Good King Henry's favorite Risotto!

Good King Henry is a member of the goosefoot or #Chenopodium family of plants that has been named plant of the month July in 2018 by

It can often be found next to stinging nettle patches and is easily recognizable by it's leaves formed like a spearhead. If you sense a floury substance beneath the leaves - that's Good King Henry in you hands!

That's a risotto worthy of a King! Worthy of the Good King Henry!

These leaves can be cooked like spinach or be fermented. The leaves taste somewhat like spinach but they are much more intense! Definitely a super-wild-vegetable here! The young stems can be cooked like asparagus which earned Good King Henry the title asparagus of the poor back in the day.

There it is! Next to it's good friends the badboy Stinging Nettle and lady Pimpinella.
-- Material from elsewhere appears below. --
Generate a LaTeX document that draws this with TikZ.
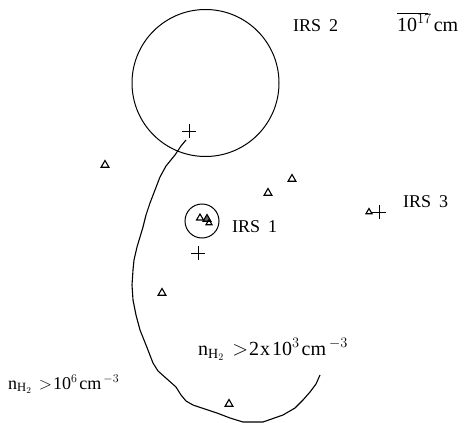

The seeds are cooked in water like quinoa... because it's the same family! Good King Henry is with amaranth one regional quinoa substitute. ;-)

Now let's get to the recipe: three cloves of garlic and one shallot are chopped and fried in some olive oil. Put 250 grams of risotto rice in there with them until the shallot gets a glassy look.

Not so proud now, are you Good King Henry? The revolution has started! You're about to be chopped up!

Chop the Good King Henry and add it with a sliced tomato to the rice. Pour some hot broth over this mixture and let it cook. All in all you'll need one liter of broth that you add slowly as you see it evaporate from the risotto. Now's the time to add a spoonful of yeast to give the dish a cheesy flavor.

When you used up the broth you season with pepper and you check if there's any need for salt since the broth is usually salty enough.

I like it when the rice still has some resistance when you bite on it, but it's up to you to what softness you'll cook it. :-)

As you serve, throw in some roasted sunflower seeds, some fresh basil and some chopped chillies.